The Federal Emergency Management Agency should not extend its mandatory flood insurance program to areas without levees and needs a more modern approach to analyzing and managing flood risk behind levees, says a report from the National Research Council.
The report says purchasing flood insurance is an effective way for property owners behind levees to deal with financial risk from floods. But at this time there is no reason to extend the mandatory purchase requirement — which requires commercial and residential property owners with a federally backed mortgage located in the 100-year floodplain to purchase flood insurance — to areas behind accredited levees.
The mandatory purchase requirement has not been effective at achieving widespread flood insurance purchase in areas of the floodplain without levees, according to the report, which says FEMA should study whether the mandatory purchase requirement is necessary throughout flood hazard areas and behind levees.
The report responds to a request from FEMA, which asked the National Research Council to examine the manner in which levees are addressed in the national flood insurance program.

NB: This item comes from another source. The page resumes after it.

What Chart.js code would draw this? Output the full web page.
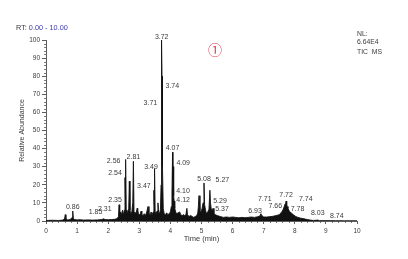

In recent years extreme storms and hurricanes have caused increasingly disastrous flooding along US rivers and coastal areas, with much of the damage occurring when levees failed or were overtopped by water, as was the case in last year’s Superstorm Sandy and 2005’s Hurricane Katrina (pictured).
Properties that are located in 100-year floodplains but protected by an accredited levee system — one built to withstand a flood that has a 1 percent chance of happening each year — are exempt from the requirement to buy flood insurance.

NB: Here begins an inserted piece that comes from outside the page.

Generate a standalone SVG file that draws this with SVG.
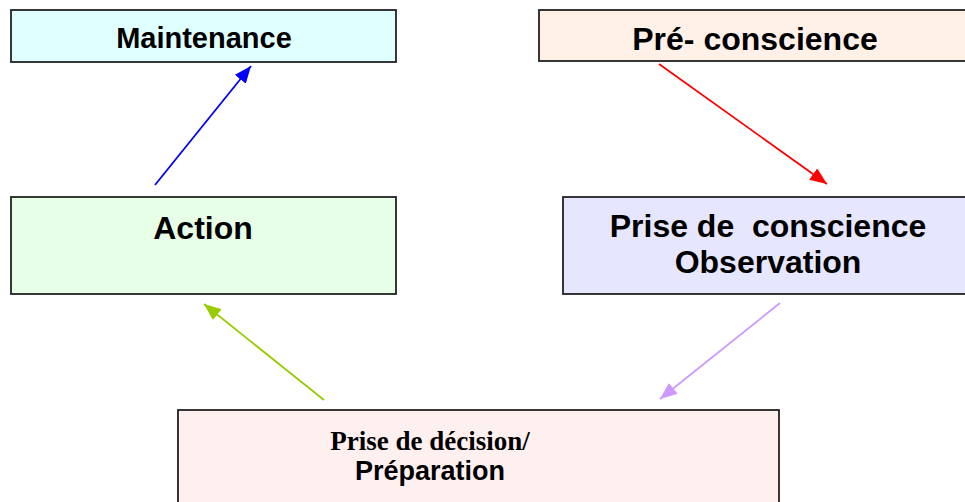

FEMA began modernizing its flood maps in 2003, and found that some accredited levees no longer met the standard of protecting against a 1 percent annual chance flood. In establishing flood insurance premium rates, FEMA considers a non-accredited levee to be the same as no levee at all; this means that property owners protected by levees that do not meet the standard would be considered “without levee” and required to buy flood insurance at the same rates as those with no levees.
At the urging of Congress, the FEMA administrator instructed the agency’s staff to replace its current “without levee” approach with one that would better reflect the flood risk in areas impacted by non-accredited levees. In response, FEMA is developing a new approach, the Levee Analysis and Mapping Procedure (LAMP).
The National Research Council’s report says that although the LAMP approach is technically sound, it is a short-term response and is not based on modern risk-based analysis. It recommends that FEMA not implement the LAMP approach and instead move to a more modern risk-based analysis that uses computational and mapping techniques to produce state-of-the-art risk estimates for all areas that are vulnerable to flooding.
In assessing the aftermath of Hurricane Sandy last year, insurance industry analysts said that the national flood insurance program was already $20 billion in debt since Hurricane Katrina.